Maximilian Kralik
Wer kennt diese Szene nicht im Fußball? Der Gegenspieler gewinnt den Ball und läuft mit vollem Tempo aufs Tor zu. Der Verteidiger erkennt, dass er zu langsam ist, und hat nun zwei Möglichkeit: den Gegenspieler ziehen zu lassen und auf den eigenen Tormann zu vertrauen – oder den Gegenspieler durch ein Foul vom Ball zu trennen. In einem aktuellen Fall hat sich der Verteidiger für Letzteres entschieden, den gegnerischen Angreifer jedoch so erwischt, dass sich dieser schwer verletzte. Der verletzte Spieler klagte darauf hin den Gegenspieler und forderte 12.000 € an Schadenersatz.
Im Verfahren argumentierte der Verletzte damit, dass der Verteidiger keiner Chance mehr hatte, den Ball zu erreichen, sodass es sich beim Verhalten des Verteidigers um einen Regelverstoß handle, der nicht spieltypisch und unangebracht aggressiv gewesen sei. Der Verteidiger hingegen meinte, dass er lediglich den Ball spielen wollte, dann jedoch „über die Beine des Gegners“ gefallen sei. Anmerkung: Wäre das Foul eine „spieltypische“ Situation, so würde nämlich kein Anspruch auf Schadenersatz bestehen – bei untypischem Verhalten jedoch schon.
Die Argumentation des Klägers wurde durch ein Video bestärkt, in dem zu sehen war, dass der Verteidiger tatsächlich keine Chance mehr auf den Ball hatte und sich daher ganz bewusst für das Foul entschieden hatte. Damit liegt jedoch keine „spieltypische“ Situation vor, weshalb das Erstgericht dem Begehren des Klägers stattgegeben hatte.
Erst im Rahmen seines Rechtsmittels gestand der Verteidiger zu, dass es sich um ein absichtliches jedoch „taktisches Foul“ gehandelt habe. Diese Begründung kam allerdings zu spät, denn – dies hat schließlich der OGH (9 Ob 27/20s) bestätigt – dabei handelt es sich um eine unzulässige Neuerung, die keinen Einfluss auf die Beurteilung mehr nehmen kann. Nur das Prozessvorbringen in erster Instanz ist zu berücksichtigen; der Taktikwechsel und die geänderte Argumentation des Verteidigers war zu spät.

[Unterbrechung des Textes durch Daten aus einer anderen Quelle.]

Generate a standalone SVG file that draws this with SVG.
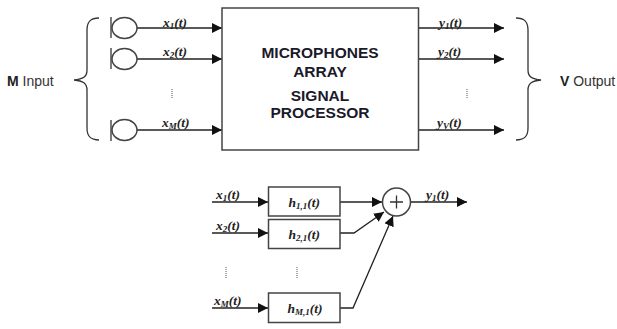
<svg xmlns="http://www.w3.org/2000/svg" width="617" height="329" viewBox="0 0 617 329">
<style>
.l{fill:none;stroke:#333;stroke-width:1.3}
.a{fill:none;stroke:#222;stroke-width:1.3;marker-end:url(#ah)}
.b{fill:#fff;stroke:#444;stroke-width:1.5}
.s{font-family:"Liberation Serif",serif;font-style:italic;font-weight:bold;font-size:13.5px;fill:#222}
.s tspan{font-size:9px}
.s tspan.p{font-size:13.5px}
.t{font-family:"Liberation Sans",sans-serif;font-weight:bold;font-size:15.5px;fill:#1a1a2a;text-anchor:middle}
.n{font-family:"Liberation Sans",sans-serif;font-size:14px;fill:#333}
.n tspan{font-weight:bold;fill:#222}
.d{fill:none;stroke:#555;stroke-width:1;stroke-dasharray:1 1}
</style>
<defs>
<marker id="ah" markerUnits="userSpaceOnUse" markerWidth="11" markerHeight="11" refX="10" refY="5" orient="auto"><path d="M0 0L10 5L0 10Z" fill="#111"/></marker>
</defs>
<g id="connectors">
<path class="a" d="M136 28H222"/>
<path class="a" d="M136 59H222"/>
<path class="a" d="M136 130H222"/>
<path class="a" d="M418 28H504"/>
<path class="a" d="M418 59H504"/>
<path class="a" d="M418 130H504"/>
<path class="a" d="M212 202H268"/>
<path class="a" d="M212 233H268"/>
<path class="a" d="M212 308H268"/>
<path class="a" d="M340 202H382"/>
<path class="a" d="M340 233H354L384 212"/>
<path class="a" d="M340 308H353L393 216"/>
<path class="a" d="M410 202H467"/>
</g>
<g id="input-brace"><path class="l" d="M99 18C90 18 87 22 87 30V70C87 77 83 79 74 80C83 81 87 83 87 90V128C87 136 90 140 99 140"/></g>
<g id="output-brace"><path class="l" d="M516 18C525 18 528 22 528 30V70C528 77 532 79 541 80C532 81 528 83 528 90V128C528 136 525 140 516 140"/></g>
<g id="m-input"><text class="n" x="7" y="86"><tspan>M</tspan> Input</text></g>
<g id="v-output"><text class="n" x="560" y="86"><tspan>V</tspan> Output</text></g>
<g id="mic1"><path class="l" d="M111 17V38"/><ellipse class="b" cx="124.500" cy="28" rx="12.500" ry="10.500"/></g>
<g id="mic2"><path class="l" d="M111 48V69"/><ellipse class="b" cx="124.500" cy="59" rx="12.500" ry="10.500"/></g>
<g id="micM"><path class="l" d="M111 120V141"/><ellipse class="b" cx="124.500" cy="130" rx="12.500" ry="10.500"/></g>
<g id="processor">
<rect class="b" x="222" y="8" width="196.500" height="142"/>
<text class="t" x="320" y="58">MICROPHONES</text>
<text class="t" x="320" y="76.500">ARRAY</text>
<text class="t" x="320" y="101">SIGNAL</text>
<text class="t" x="320" y="118">PROCESSOR</text>
</g>
<g id="labels">
<text class="s" x="163" y="27">x<tspan dy="2">1</tspan><tspan class="p" dy="-2">(t)</tspan></text>
<text class="s" x="163" y="56">x<tspan dy="2">2</tspan><tspan class="p" dy="-2">(t)</tspan></text>
<text class="s" x="162" y="127">x<tspan dy="2">M</tspan><tspan class="p" dy="-2">(t)</tspan></text>
<text class="s" x="439" y="27">y<tspan dy="2">1</tspan><tspan class="p" dy="-2">(t)</tspan></text>
<text class="s" x="438" y="56">y<tspan dy="2">2</tspan><tspan class="p" dy="-2">(t)</tspan></text>
<text class="s" x="437" y="127">y<tspan dy="2">V</tspan><tspan class="p" dy="-2">(t)</tspan></text>
<text class="s" x="216" y="199">x<tspan dy="2">1</tspan><tspan class="p" dy="-2">(t)</tspan></text>
<text class="s" x="216" y="230">x<tspan dy="2">2</tspan><tspan class="p" dy="-2">(t)</tspan></text>
<text class="s" x="214" y="305">x<tspan dy="2">M</tspan><tspan class="p" dy="-2">(t)</tspan></text>
<text class="s" x="426" y="199">y<tspan dy="2">1</tspan><tspan class="p" dy="-2">(t)</tspan></text>
</g>
<g id="dots">
<path class="d" d="M172 89V98"/>
<path class="d" d="M467 89V98"/>
<path class="d" d="M226 267V278"/>
<path class="d" d="M297 267V278"/>
</g>
<g id="h11"><rect class="b" x="268.500" y="187" width="71.500" height="29"/><text class="s" x="288.500" y="207">h<tspan dy="2">1,1</tspan><tspan class="p" dy="-2">(t)</tspan></text></g>
<g id="h21"><rect class="b" x="268.500" y="219.500" width="71.500" height="29"/><text class="s" x="288.500" y="239">h<tspan dy="2">2,1</tspan><tspan class="p" dy="-2">(t)</tspan></text></g>
<g id="hM1"><rect class="b" x="268.500" y="293" width="71.500" height="29.500"/><text class="s" x="287.500" y="313">h<tspan dy="2">M,1</tspan><tspan class="p" dy="-2">(t)</tspan></text></g>
<g id="sum"><circle class="b" cx="396.500" cy="202" r="14"/><path class="l" d="M390 202H403M396.500 195.500V208.500"/></g>
</svg>
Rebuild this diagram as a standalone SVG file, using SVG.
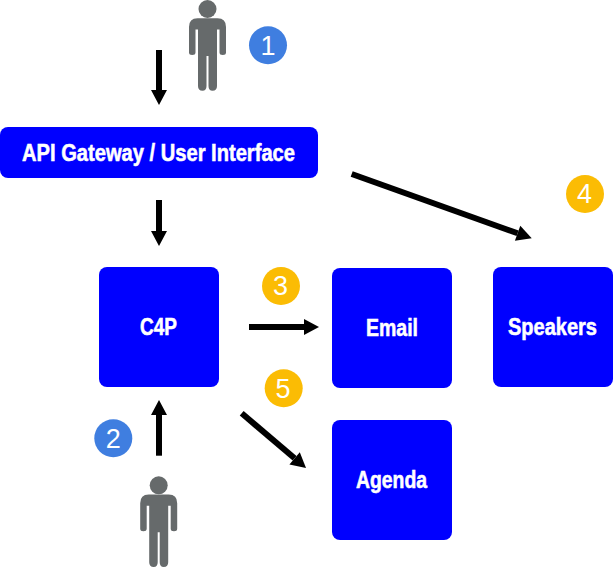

Der OGH bestätigte damit die Entscheidungen der Unterinstanzen und verpflichtete den Beklagten zur Zahlung von Schadenersatz.
Damit bleibt jedoch eine Frage offen: Stellt ein bewusst begangenes "taktisches Foul“ einen spieltypischen Regelverstoß dar, der die Geltendmachung von Schadenersatz ausschließt? Diese Frage lässt der OGH unbeantwortet. Man wird sie jedoch nicht allgemein beantworten können, denn sie ist stets von der konkreten Spielsituation abhängig. Da es jedoch in der Natur des taktischen Fouls liegt, dass der Gegner eher durch eine geringfügige Regelwidrigkeit am Weiterspielen gehindert wird (das klassische „Trikot-Ziehen“ oder bewusstes Handspiel), wird wohl ein taktisches Foul, das den Gegner gewaltsam zu Fall bringt, nur selten „spieltypisch“ sein. Aber, wie gezeigt: der Videobeweis kann auch vor Gericht erbracht werden.
Daher unser Tipp: Ein bisschen mehr Vertrauen in die eigenen Mitspieler und insbesondere den eigenen Tormann – und selbst im Fall einer Niederlage lässt sich gerade bei einem Hobbyturnier, wie in diesem Fall, der Spielverlust meist durch ein entsprechend geselliges Rahmenprogramm nach dem Spiel ganz gut wegstecken.